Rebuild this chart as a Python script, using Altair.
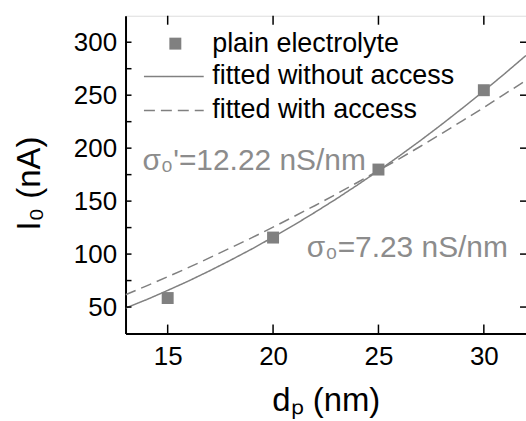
import altair as alt
import pandas as pd

# measured data points
d_points = [15, 20, 25, 30]
i_points = [58.5, 115.6, 179.8, 254.7]

# fitted curves
fit_d = [13, 14, 15, 16, 17, 18, 19, 20, 21, 22, 23, 24, 25, 26, 27, 28, 29, 30, 31, 32]
fit_without_access = [49, 57, 65.7, 74.7, 84.3, 94.4, 104.9, 116, 127.5, 139.6, 152.1, 165.2,
                      178.7, 192.8, 207.3, 222.4, 238, 254, 270.5, 287.5]
fit_with_access = [61.6, 70, 78.6, 87.4, 96.6, 106, 115.5, 125.4, 135.6, 145.9, 156.6, 167.6,
                   178.8, 190.1, 201.8, 213.8, 226, 238.4, 251.2, 264]

series_names = ["plain electrolyte", "fitted without access", "fitted with access"]

ann_text = ["σ₀'=12.22 nS/nm", "σ₀=7.23 nS/nm"]
ann_d = [13.8, 21.6]
ann_i = [188, 106]

y_ticks_left = [50, 75, 100, 125, 150, 175, 200, 225, 250, 275, 300]
y_ticks_right = [50, 100, 150, 200, 250, 300]
x_ticks = [15, 20, 25, 30]

W, H = 402, 319
FONT = "Liberation Sans"
GRAY = "#808080"

pts = pd.DataFrame({"d": d_points, "I": i_points, "series": series_names[0]})
lines = pd.concat([
    pd.DataFrame({"d": fit_d, "I": fit_without_access, "series": series_names[1]}),
    pd.DataFrame({"d": fit_d, "I": fit_with_access, "series": series_names[2]}),
])
ann = pd.DataFrame({"d": ann_d, "I": ann_i, "t": ann_text})

xs = alt.Scale(domain=[13, 32], nice=False, zero=False)
ys = alt.Scale(domain=[25, 325], nice=False, zero=False)

xenc = alt.X("d:Q", scale=xs, axis=alt.Axis(
    title="dₚ (nm)", values=x_ticks, ticks=False, tickSize=0, grid=False,
    labelFontSize=26, labelPadding=10, titleFontSize=33, titlePadding=15,
    titleFontWeight="normal", domainColor="black", domainWidth=2,
    labelColor="black", titleColor="black", labelFont=FONT, titleFont=FONT))
yenc = alt.Y("I:Q", scale=ys, axis=alt.Axis(
    title="I₀ (nA)", values=y_ticks_right, ticks=False, tickSize=0, grid=False,
    labelFontSize=26, labelPadding=9, titleFontSize=33, titlePadding=27, titleY=168,
    titleFontWeight="normal", domainColor="black", domainWidth=2,
    labelColor="black", titleColor="black", labelFont=FONT, titleFont=FONT))

line_layer = alt.Chart(lines).mark_line(color=GRAY, strokeWidth=1.5, clip=True).encode(
    x=xenc, y=yenc,
    strokeDash=alt.StrokeDash("series:N",
        scale=alt.Scale(domain=series_names[1:], range=[[1, 0], [11, 6]]),
        legend=alt.Legend(title=None, orient="none", legendX=35, legendY=47.5,
                          symbolType="M-30,0H30", symbolSize=4, symbolStrokeColor=GRAY,
                          symbolStrokeWidth=1.5, labelFontSize=27, labelFont=FONT,
                          labelOffset=25, rowPadding=6, padding=0, labelColor="black",
                          labelLimit=0)),
)

point_layer = alt.Chart(pts).mark_point(filled=True, color=GRAY, size=144, opacity=1).encode(
    x="d:Q", y="I:Q",
    shape=alt.Shape("series:N",
        scale=alt.Scale(domain=series_names[:1], range=["square"]),
        legend=alt.Legend(title=None, orient="none", legendX=36.5, legendY=14.5,
                          symbolSize=144, symbolFillColor=GRAY, symbolStrokeWidth=0,
                          symbolOpacity=1, labelFontSize=27, labelFont=FONT,
                          labelOffset=23.5, padding=0, labelColor="black", labelLimit=0)),
)

ann_layer = alt.Chart(ann).mark_text(align="left", baseline="middle", fontSize=30,
                                     font=FONT, color="#8c8c8c").encode(
    x="d:Q", y="I:Q", text="t:N")

ytl = pd.DataFrame({"v": y_ticks_left})
ytr = pd.DataFrame({"v": y_ticks_right})
xt = pd.DataFrame({"v": x_ticks})
tick_style = dict(color="black", strokeWidth=1.5)
left_ticks = alt.Chart(ytl).mark_rule(**tick_style).encode(
    y=alt.Y("v:Q", scale=ys), x=alt.value(0), x2=alt.value(6))
right_ticks = alt.Chart(ytr).mark_rule(**tick_style).encode(
    y=alt.Y("v:Q", scale=ys), x=alt.value(W - 6), x2=alt.value(W))
bottom_ticks = alt.Chart(xt).mark_rule(**tick_style).encode(
    x=alt.X("v:Q", scale=xs), y=alt.value(H - 9), y2=alt.value(H))
top_ticks = alt.Chart(xt).mark_rule(**tick_style).encode(
    x=alt.X("v:Q", scale=xs), y=alt.value(0), y2=alt.value(9))

chart = alt.layer(line_layer, point_layer, ann_layer,
                  left_ticks, right_ticks, bottom_ticks, top_ticks).resolve_legend(
    shape="independent", strokeDash="independent"
).properties(
    width=W, height=H,
    autosize=alt.AutoSizeParams(type="none"),
    padding={"left": 126, "top": 15, "right": 0, "bottom": 87},
).configure_view(stroke="black", strokeWidth=2).configure(background="white")

chart.save("out.html", embed_options={"renderer": "svg", "actions": False})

..........

WHAT IS ASKED: Repeat verbatim all the material, but not the pictures.

TASK OUTPUT:
Rebuild this chart as a Python script, using Altair.
import altair as alt
import pandas as pd

# measured data points
d_points = [15, 20, 25, 30]
i_points = [58.5, 115.6, 179.8, 254.7]

# fitted curves
fit_d = [13, 14, 15, 16, 17, 18, 19, 20, 21, 22, 23, 24, 25, 26, 27, 28, 29, 30, 31, 32]
fit_without_access = [49, 57, 65.7, 74.7, 84.3, 94.4, 104.9, 116, 127.5, 139.6, 152.1, 165.2,
                      178.7, 192.8, 207.3, 222.4, 238, 254, 270.5, 287.5]
fit_with_access = [61.6, 70, 78.6, 87.4, 96.6, 106, 115.5, 125.4, 135.6, 145.9, 156.6, 167.6,
                   178.8, 190.1, 201.8, 213.8, 226, 238.4, 251.2, 264]

series_names = ["plain electrolyte", "fitted without access", "fitted with access"]

ann_text = ["σ₀'=12.22 nS/nm", "σ₀=7.23 nS/nm"]
ann_d = [13.8, 21.6]
ann_i = [188, 106]

y_ticks_left = [50, 75, 100, 125, 150, 175, 200, 225, 250, 275, 300]
y_ticks_right = [50, 100, 150, 200, 250, 300]
x_ticks = [15, 20, 25, 30]

W, H = 402, 319
FONT = "Liberation Sans"
GRAY = "#808080"

pts = pd.DataFrame({"d": d_points, "I": i_points, "series": series_names[0]})
lines = pd.concat([
    pd.DataFrame({"d": fit_d, "I": fit_without_access, "series": series_names[1]}),
    pd.DataFrame({"d": fit_d, "I": fit_with_access, "series": series_names[2]}),
])
ann = pd.DataFrame({"d": ann_d, "I": ann_i, "t": ann_text})

xs = alt.Scale(domain=[13, 32], nice=False, zero=False)
ys = alt.Scale(domain=[25, 325], nice=False, zero=False)

xenc = alt.X("d:Q", scale=xs, axis=alt.Axis(
    title="dₚ (nm)", values=x_ticks, ticks=False, tickSize=0, grid=False,
    labelFontSize=26, labelPadding=10, titleFontSize=33, titlePadding=15,
    titleFontWeight="normal", domainColor="black", domainWidth=2,
    labelColor="black", titleColor="black", labelFont=FONT, titleFont=FONT))
yenc = alt.Y("I:Q", scale=ys, axis=alt.Axis(
    title="I₀ (nA)", values=y_ticks_right, ticks=False, tickSize=0, grid=False,
    labelFontSize=26, labelPadding=9, titleFontSize=33, titlePadding=27, titleY=168,
    titleFontWeight="normal", domainColor="black", domainWidth=2,
    labelColor="black", titleColor="black", labelFont=FONT, titleFont=FONT))

line_layer = alt.Chart(lines).mark_line(color=GRAY, strokeWidth=1.5, clip=True).encode(
    x=xenc, y=yenc,
    strokeDash=alt.StrokeDash("series:N",
        scale=alt.Scale(domain=series_names[1:], range=[[1, 0], [11, 6]]),
        legend=alt.Legend(title=None, orient="none", legendX=35, legendY=47.5,
                          symbolType="M-30,0H30", symbolSize=4, symbolStrokeColor=GRAY,
                          symbolStrokeWidth=1.5, labelFontSize=27, labelFont=FONT,
                          labelOffset=25, rowPadding=6, padding=0, labelColor="black",
                          labelLimit=0)),
)

point_layer = alt.Chart(pts).mark_point(filled=True, color=GRAY, size=144, opacity=1).encode(
    x="d:Q", y="I:Q",
    shape=alt.Shape("series:N",
        scale=alt.Scale(domain=series_names[:1], range=["square"]),
        legend=alt.Legend(title=None, orient="none", legendX=36.5, legendY=14.5,
                          symbolSize=144, symbolFillColor=GRAY, symbolStrokeWidth=0,
                          symbolOpacity=1, labelFontSize=27, labelFont=FONT,
                          labelOffset=23.5, padding=0, labelColor="black", labelLimit=0)),
)

ann_layer = alt.Chart(ann).mark_text(align="left", baseline="middle", fontSize=30,
                                     font=FONT, color="#8c8c8c").encode(
    x="d:Q", y="I:Q", text="t:N")

ytl = pd.DataFrame({"v": y_ticks_left})
ytr = pd.DataFrame({"v": y_ticks_right})
xt = pd.DataFrame({"v": x_ticks})
tick_style = dict(color="black", strokeWidth=1.5)
left_ticks = alt.Chart(ytl).mark_rule(**tick_style).encode(
    y=alt.Y("v:Q", scale=ys), x=alt.value(0), x2=alt.value(6))
right_ticks = alt.Chart(ytr).mark_rule(**tick_style).encode(
    y=alt.Y("v:Q", scale=ys), x=alt.value(W - 6), x2=alt.value(W))
bottom_ticks = alt.Chart(xt).mark_rule(**tick_style).encode(
    x=alt.X("v:Q", scale=xs), y=alt.value(H - 9), y2=alt.value(H))
top_ticks = alt.Chart(xt).mark_rule(**tick_style).encode(
    x=alt.X("v:Q", scale=xs), y=alt.value(0), y2=alt.value(9))

chart = alt.layer(line_layer, point_layer, ann_layer,
                  left_ticks, right_ticks, bottom_ticks, top_ticks).resolve_legend(
    shape="independent", strokeDash="independent"
).properties(
    width=W, height=H,
    autosize=alt.AutoSizeParams(type="none"),
    padding={"left": 126, "top": 15, "right": 0, "bottom": 87},
).configure_view(stroke="black", strokeWidth=2).configure(background="white")

chart.save("out.html", embed_options={"renderer": "svg", "actions": False})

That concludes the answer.